Revisiting a Problem

History test: average of 75, standard deviation of 7, Garrett scored 87.
Science test: average of 84, standard deviation of 3, Garrett scored 88.
On which test did Garrett do better compared to his peers?

Calculating Garrett's Z-scores

History: z = \frac{87 - 75}{7} = \frac{12}{7} \approx 1.71
Science: z = \frac{88 - 84}{3} = \frac{4}{3} \approx 1.33

Garrett performed better on History test with respect to his peers.

SOL-Like Z-Score Questions

Bench Press Data:
- The table shows the amount students can bench press for four different classes.
- The data is normally distributed.
- The data present includes: Name, Mean, Standard Deviation and Student's z-score

Data:

Name	Mean for Class	Standard Deviation for Class	Student’s z- score
Jacob	120	5.2	3.1
Tim	135	3.1	1.9
Layla	118	6.3	2.1
Aram	127	2.9	2.5

Which of the four students can bench press the most?

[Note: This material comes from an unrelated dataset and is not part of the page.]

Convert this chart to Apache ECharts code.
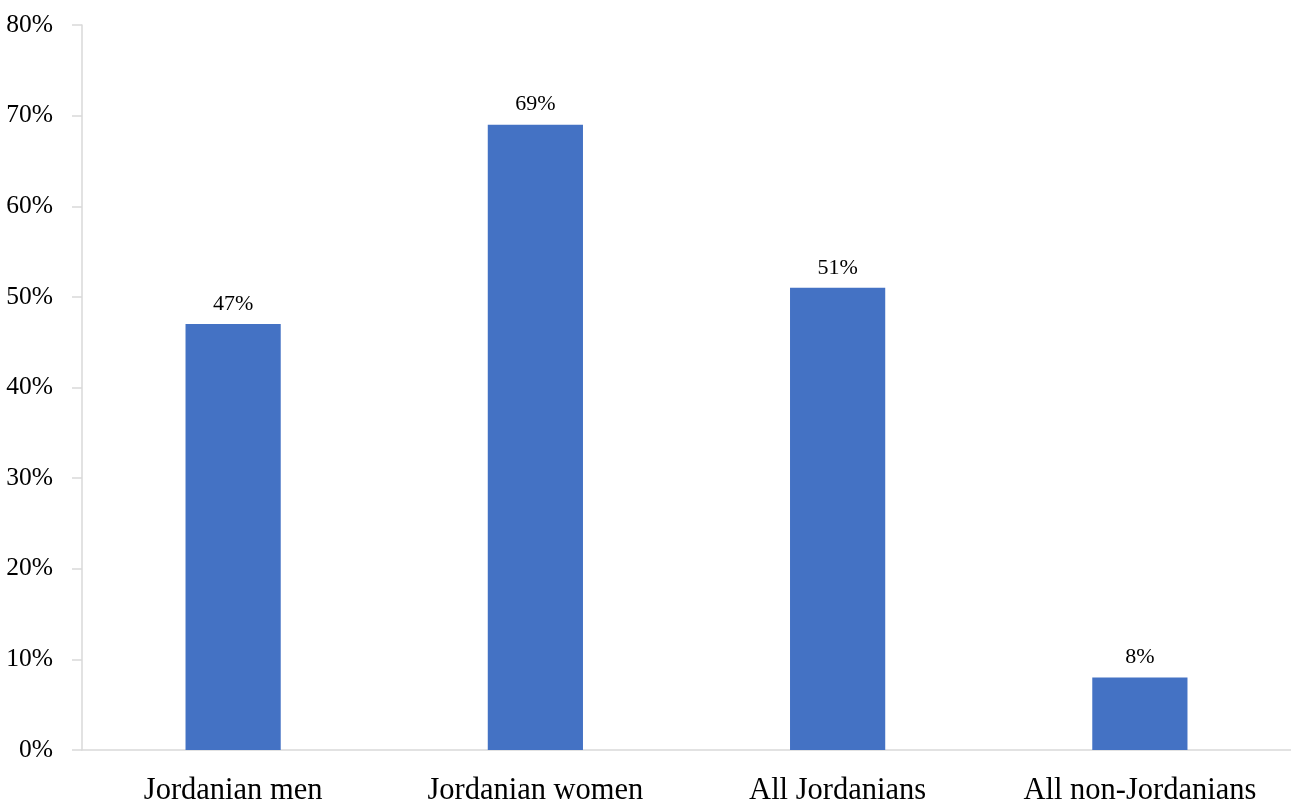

To find the answer, we can use the z-score formula:
x = z \cdot \sigma + \mu
Where:

x is the bench press amount
z is the z-score
σ is the standard deviation
μ is the mean

Using this formula:

Jacob’s bench press: x = 3.1 \cdot 5.2 + 120 = 16.12 + 120 = 136.12
Tim’s bench press: x = 1.9 \cdot 3.1 + 135 = 5.89 + 135 = 140.89
Layla’s bench press: x = 2.1 \cdot 6.3 + 118 = 13.23 + 118 = 131.23
Aram’s bench press: x = 2.5 \cdot 2.9 + 127 = 7.25 + 127 = 134.25

Tim can bench press the most.

Z-Score Calculation:
- A dataset is normally distributed with a mean of 75.54 and a standard deviation of 6.52.
- An element in this set is 63.47. What is the z-score for 63.47? Round your answer to the nearest hundredth.
- z = \frac{63.47 - 75.54}{6.52} = \frac{-12.07}{6.52} \approx -1.85
Histogram and Standard Deviations:
- The normally distributed data on the pollution levels for 34 cities are summarized in a histogram.
- The mean amount of pollution for these cities is 32.5. The standard deviation of the data is 3.5.
- Identify each interval that may have data points within 1.8 standard deviations of the mean.
- Calculate the range around the mean:
- Lower bound: 32.5 - (1.8 \cdot 3.5) = 32.5 - 6.3 = 26.2
- Upper bound: 32.5 + (1.8 \cdot 3.5) = 32.5 + 6.3 = 38.8

Additional Z-Score Problems

LDL Cholesterol Levels:
- The graph provides the LDL cholesterol levels for 250,000 males in the US. The mean is 111.7 mg/dL, and the standard deviation is 21.3 mg/dL. Each region is one standard deviation wide.
- Which region(s) correspond to the data for 34,000 US males?
- Calculate the percentage of the population each region represents.
- Region-1 is 1 standard deviation below the mean, so 34% of total values fall into this bucket.
- 0.34 \cdot 250000 = 85000
- So Region-1 consists of 85000 males, then it can't correspond to 34000 males.
*Looking at the bar on the graph each region represents about 17% of the total population.
- 0.17 \cdot 250000 = 42500
- So these regions can't correspond to 34000 males.
Test Scores and Z-Scores:
- Test scores are normally distributed with a mean of 78 and a standard deviation of 6.2. Uday’s z-score is -1.2, and Zima’s z-score is 0.9. How many points higher did Zima score on the test over Uday? Round to the nearest hundredth.
  - x = z \cdot \sigma + \mu
- Uday’s score: x = -1.2 \cdot 6.2 + 78 = -7.44 + 78 = 70.56
- Zima’s score: x = 0.9 \cdot 6.2 + 78 = 5.58 + 78 = 83.58
- Difference: 83.58 - 70.56 = 13.02
Systolic Blood Pressure:
- Data collected from 323,800 adults shows the average (mean) systolic blood pressure is 125 mmHg. The standard deviation for systolic blood pressure is 15 mmHg. Which region(s) correspond to the data for 6800 US males?
- Similar to problem 5, analyze the distribution and sizes of the regions relative to the given population to determine the corresponding regions.